▶ Stated task: Print nothing but the lines from the start of the listing below through the line that contains "import plotly.graph_objects as go". Do not include the pictures.

▶ Given material:
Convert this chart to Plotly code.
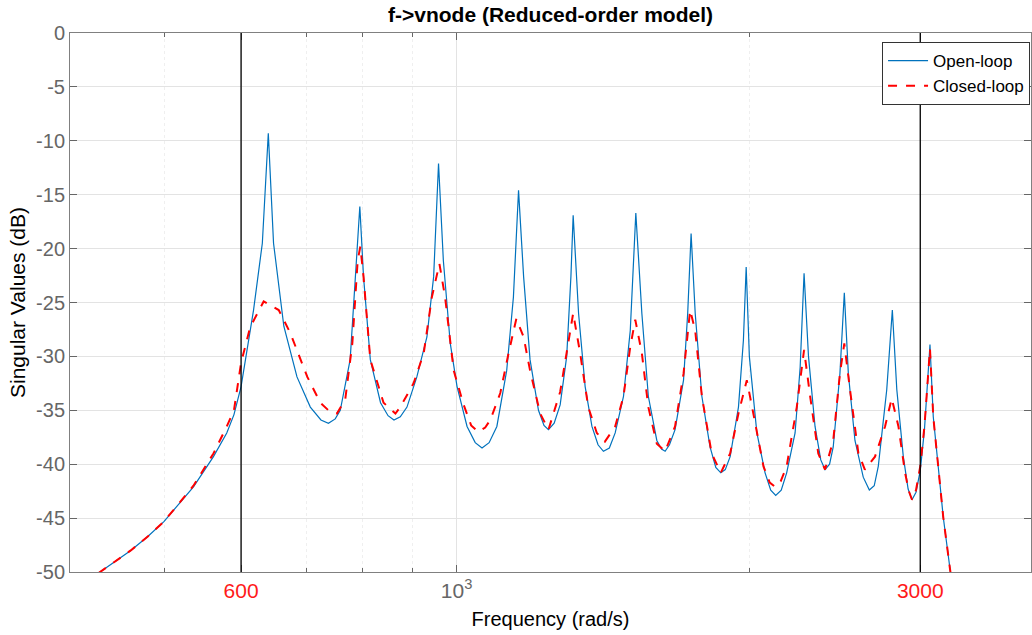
import plotly.graph_objects as go

# ---- data (frequency in rad/s, magnitude in dB) ----
open_freq = [428, 462, 481, 500, 536, 562, 580, 590, 600, 618, 631, 640, 648, 664, 685, 707, 725, 738, 750, 759,
             777, 787, 795, 802, 815, 835, 850, 862, 875, 889, 910, 932, 947, 958, 969, 985, 1001, 1025, 1045,
             1062, 1080, 1100, 1126, 1144, 1158, 1172, 1190, 1214, 1230, 1243, 1260, 1278, 1298, 1311, 1318,
             1335, 1356, 1378, 1398, 1416, 1436, 1456, 1485, 1509, 1529, 1551, 1575, 1607, 1625, 1639, 1656,
             1678, 1712, 1729, 1743, 1760, 1788, 1823, 1848, 1870, 1890, 1912, 1950, 1973, 1986, 2001, 2037,
             2077, 2105, 2130, 2158, 2186, 2230, 2257, 2278, 2302, 2338, 2370, 2394, 2420, 2441, 2480, 2506,
             2530, 2570, 2621, 2659, 2690, 2716, 2771, 2808, 2838, 2882, 2915, 2942, 2970, 3000, 3030, 3050,
             3070, 3094, 3131, 3168, 3219, 3226]
open_db = [-50.1, -48.0, -46.7, -45.3, -42.1, -39.3, -37.1, -35.4, -32.8, -25.7, -19.5, -9.3, -19.5, -27.2, -31.9,
           -34.7, -35.9, -36.2, -35.8, -35.0, -30.3, -22.6, -16.1, -22.6, -30.3, -34.3, -35.5, -35.9, -35.6,
           -34.7, -31.9, -28.2, -22.6, -12.1, -21.1, -28.8, -32.8, -36.5, -38.0, -38.5, -38.0, -36.5, -31.3,
           -24.5, -14.6, -22.6, -30.3, -35.0, -36.4, -36.8, -36.2, -34.5, -30.0, -22.6, -16.9, -26.0, -32.8,
           -36.5, -38.2, -38.8, -38.5, -37.1, -33.7, -27.6, -16.7, -26.0, -33.7, -37.8, -38.6, -38.8, -38.2,
           -36.8, -32.2, -26.0, -18.6, -26.0, -33.7, -38.4, -40.3, -40.8, -40.5, -39.3, -34.7, -28.5, -21.7,
           -30.0, -37.1, -40.8, -42.4, -42.9, -42.4, -40.8, -37.1, -31.0, -22.3, -30.0, -36.5, -39.6, -40.5,
           -40.0, -38.4, -31.6, -24.1, -31.6, -37.8, -41.2, -42.4, -42.0, -40.2, -33.1, -25.7, -33.1, -39.3,
           -42.3, -43.3, -42.6, -40.6, -36.8, -33.0, -28.9, -35.6, -40.2, -44.9, -49.7, -50.3]

closed_freq = [428, 462, 481, 500, 536, 562, 580, 590, 600, 613, 633, 656, 674, 702, 724, 740, 753, 768, 781, 791,
               796, 802, 815, 841, 865, 875, 903, 925, 943, 960, 973, 993, 1016, 1035, 1053, 1070, 1083, 1109,
               1131, 1152, 1172, 1190, 1219, 1243, 1278, 1303, 1318, 1340, 1366, 1394, 1421, 1456, 1485, 1509,
               1527, 1551, 1575, 1607, 1639, 1678, 1712, 1739, 1760, 1788, 1830, 1870, 1912, 1950, 1989, 2020,
               2069, 2100, 2127, 2155, 2186, 2239, 2278, 2311, 2356, 2394, 2441, 2480, 2506, 2540, 2591, 2631,
               2695, 2760, 2804, 2849, 2894, 2920, 2942, 2970, 3000, 3030, 3050, 3070, 3094, 3131, 3168, 3219,
               3226]
closed_db = [-50.1, -48.0, -46.7, -45.3, -42.0, -39.0, -36.5, -35.0, -30.6, -27.3, -24.9, -25.7, -27.8, -31.9, -34.3,
             -35.1, -35.3, -34.0, -28.8, -21.1, -19.8, -22.6, -30.3, -34.3, -35.3, -34.7, -32.5, -29.7, -24.5,
             -21.4, -24.5, -31.3, -34.4, -36.4, -37.0, -36.6, -35.9, -33.4, -29.7, -26.5, -28.2, -31.3, -35.3,
             -36.8, -33.3, -28.8, -26.0, -29.7, -34.7, -37.1, -37.9, -36.5, -33.7, -29.1, -26.6, -29.7, -34.7,
             -38.1, -38.8, -36.5, -31.6, -25.7, -27.6, -33.7, -39.0, -40.8, -39.0, -35.3, -32.2, -35.3, -40.2,
             -41.7, -42.1, -41.6, -40.2, -34.7, -29.4, -33.7, -39.0, -40.5, -37.8, -31.6, -28.8, -33.1, -39.0,
             -40.5, -39.3, -36.5, -33.9, -36.5, -40.8, -42.5, -43.3, -42.4, -40.2, -36.5, -32.8, -29.3, -35.6,
             -40.2, -44.9, -49.7, -50.3]

marker_freqs = [600, 3000]
x_tick_vals = [600, 1000, 3000]
x_tick_text = ['<span style="color:#ff1a1a">600</span>', '10<sup>3</sup>',
               '<span style="color:#ff1a1a">3000</span>']
x_minor_vals = [500, 700, 800, 900, 2000]
y_tick_vals = [-50, -45, -40, -35, -30, -25, -20, -15, -10, -5, 0]
y_tick_text = ["-50", "-45", "-40", "-35", "-30", "-25", "-20", "-15", "-10", "-5", "0"]

FONT = "Liberation Sans, Arial, sans-serif"

fig = go.Figure()
fig.add_trace(go.Scatter(x=open_freq, y=open_db, mode="lines", name="Open-loop",
                         line=dict(color="#0072BD", width=1.2)))
fig.add_trace(go.Scatter(x=closed_freq, y=closed_db, mode="lines", name="Closed-loop",
                         line=dict(color="#FF0000", width=2, dash="dash")))

for f in marker_freqs:
    fig.add_shape(type="line", xref="x", yref="paper", x0=f, x1=f, y0=0, y1=1,
                  line=dict(color="#000000", width=1.3), layer="above")

fig.update_layout(
    width=1032, height=635,
    margin=dict(l=70, r=1, t=33, b=63),
    paper_bgcolor="white", plot_bgcolor="white",
    font=dict(family=FONT, size=20, color="#666666"),
    title=dict(text="<b>f->vnode (Reduced-order model)</b>", x=0.5, xref="paper", xanchor="center",
               y=0.977, yanchor="middle", font=dict(family=FONT, size=21, color="#000000")),
    showlegend=True,
    legend=dict(x=0.845, xanchor="left", y=0.983, yanchor="top", bgcolor="white",
                bordercolor="#333333", borderwidth=1, font=dict(family=FONT, size=17, color="#000000"),
                tracegroupgap=0, itemwidth=40),
)

fig.update_xaxes(
    type="log", range=[2.6021, 3.5911], automargin=False,
    tickmode="array", tickvals=x_tick_vals, ticktext=x_tick_text,
    ticks="inside", ticklen=7, tickcolor="#666666",
    showgrid=True, gridcolor="#e3e3e3", gridwidth=1,
    minor=dict(tickvals=x_minor_vals, showgrid=True, gridcolor="#efefef", griddash="dot",
               ticks="inside", ticklen=4, tickcolor="#666666"),
    showline=True, linecolor="#808080", linewidth=1, mirror="allticks",
    zeroline=False,
    tickfont=dict(family=FONT, size=21, color="#666666"),
    title=dict(text="Frequency (rad/s)", font=dict(family=FONT, size=20, color="#000000"), standoff=10),
)
fig.update_yaxes(
    range=[-50, 0], automargin=False, tickmode="array", tickvals=y_tick_vals, ticktext=y_tick_text,
    ticks="inside", ticklen=7, tickcolor="#666666",
    showgrid=True, gridcolor="#e3e3e3", gridwidth=1,
    showline=True, linecolor="#808080", linewidth=1, mirror="allticks",
    zeroline=False,
    tickfont=dict(family=FONT, size=20, color="#666666"),
    title=dict(text="Singular Values (dB)", font=dict(family=FONT, size=21, color="#000000"), standoff=4),
)

fig.write_html("out.html", config={"displayModeBar": False},
               post_script="document.body.style.margin='0';document.body.style.overflow='hidden';")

▶ Solution below:
Convert this chart to Plotly code.
import plotly.graph_objects as go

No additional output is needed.